With the construction period estimated to be between “2024 to 2025”, the project will produce 25 million units of PCRs per year, said China’s largest tire manufacturer.
Meanwhile, Shandong Linglong Tire Co. is investing Yuan4.6 billion (€586 million) to “enhance competitiveness” at its European tire manufacturing facility in Zrenjanin, Serbia. Due for completion by the end of 2030, the construction project will add capacity for the manufacture of 1.1 million radial tires,” Linglong said in a stock exchange filing.
These will include 800,000 units of truck and bus all-steel tires, 50,000 units of engineering tires, and 150,000 units of agricultural tires.
Further afield, Chinese truck & off-road tire maker Hubei Aulice Tyre is planning to build a greenfield tire manufacturing plant in Tanzania.
The new factory, with a proposed name of Baha Tyre Ltd, will have a capacity to produce 1.2 million units of all-steel radial truck tires, said the company in a statement.
To be based in Tanzania’s Kibaha District, Pwani region, the project is estimated to cost Yuan700 million (€88 million), of which Yuan500 million will be borrowed from banks.
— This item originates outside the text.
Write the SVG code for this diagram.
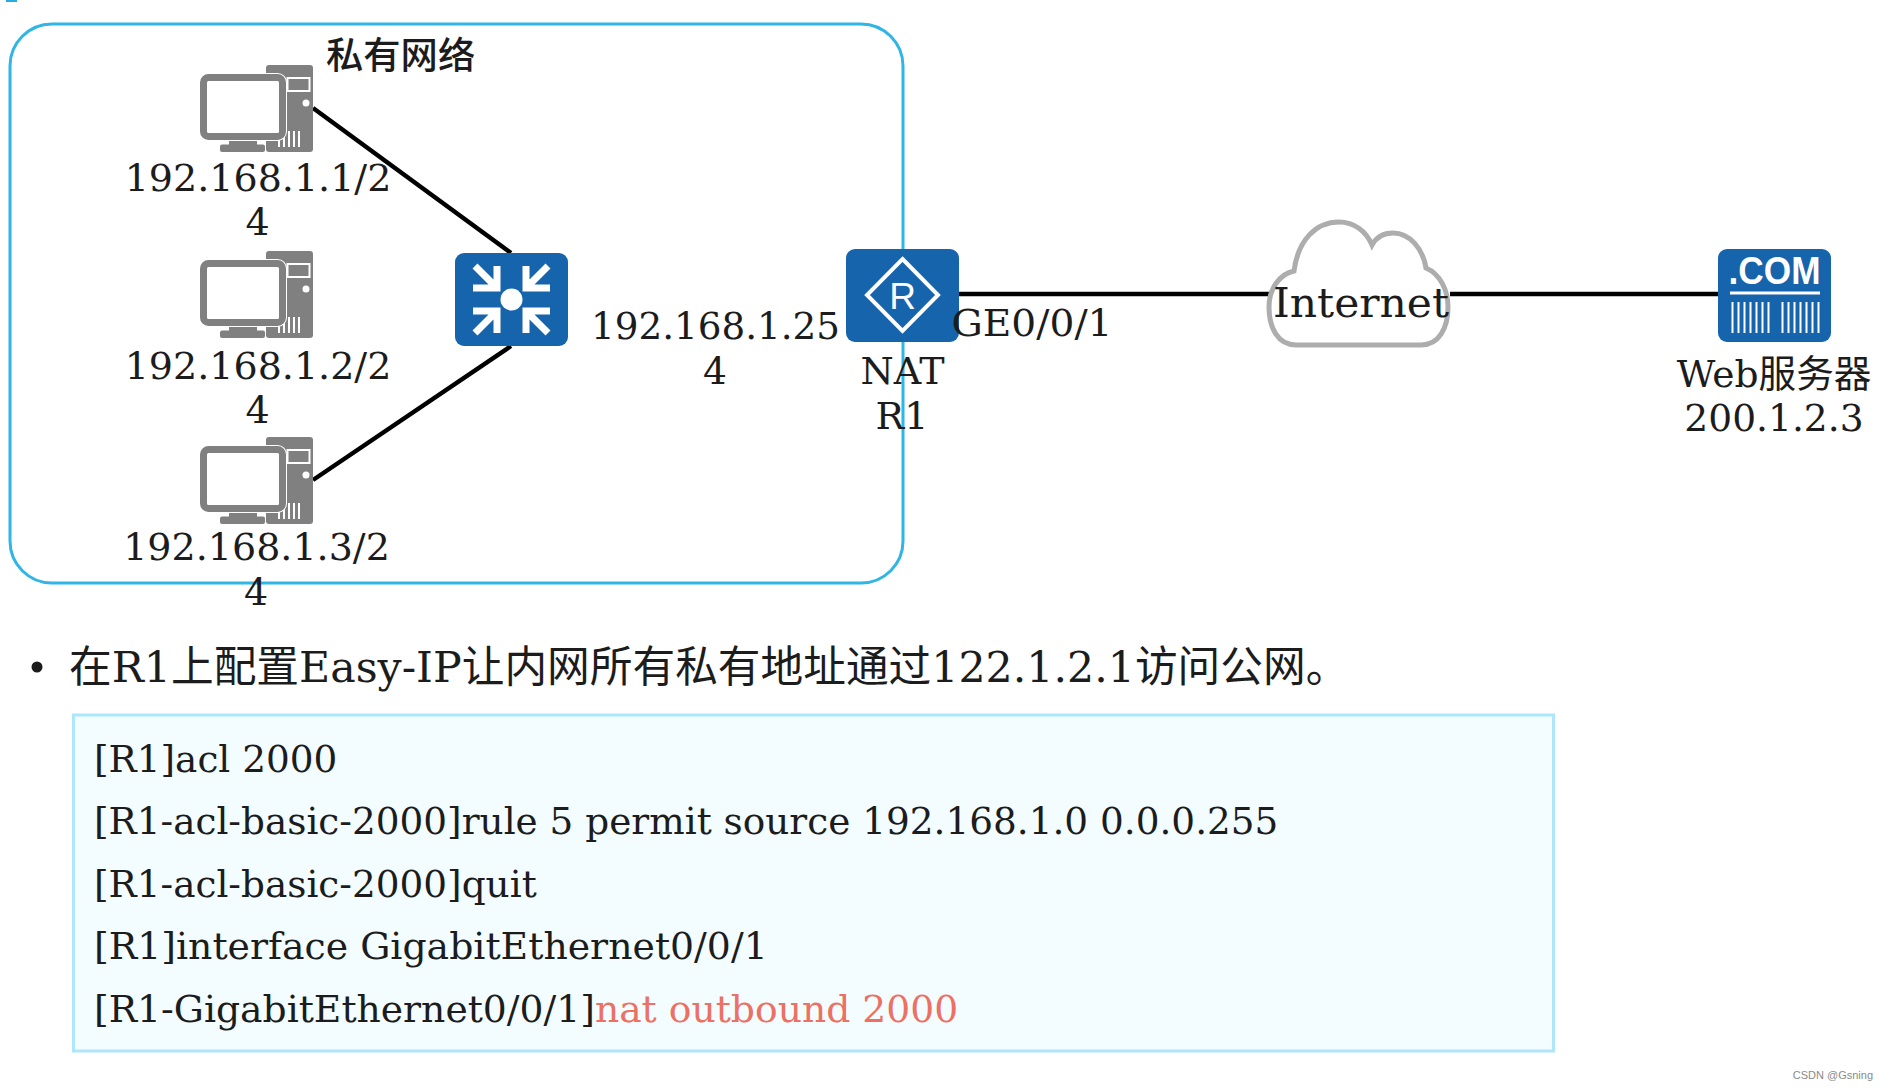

Aulice did not provide a project timeline for what would be its first overseas wholly-owned subsidiary: joining the company’s Chinese existing units in Huangshi, Hubei and Xianning.
The two units have a combined capacity to produce 12,000 units of truck tires and 2,500 units of off-road tires per day, said Aulice.
In Canada, Goodyear Tire & Rubber Co. is investing CAD$575 million (€381 million) to expand its tire production facility in Napanee, Ontario: and create an “energy-efficient, end-to-end manufacturing process” at the site
Goodyear’s investment will increase production capacity for electric vehicle and all-terrain tires for both OE and replacement markets, it noted.
The project is expected to create 200 new jobs by 2027, bringing the size of the workforce at the plant to over 1,000.
Also in North America, China’s largest tire maker ZhongCe Rubber (ZC Rubber) has officially broken ground on its third overseas manufacturing facility in Saltillo, Mexico.
Phase I of the $500-million (€457 million) project, set to start up by late 2025, will have capacity to produce 13.5 million passenger car radial tires and 50 kilotonnes per annum off-road tires.
In addition to the Mexican facility, ZC Rubber is also constructing a tire factory in Central Java, due for completion in October.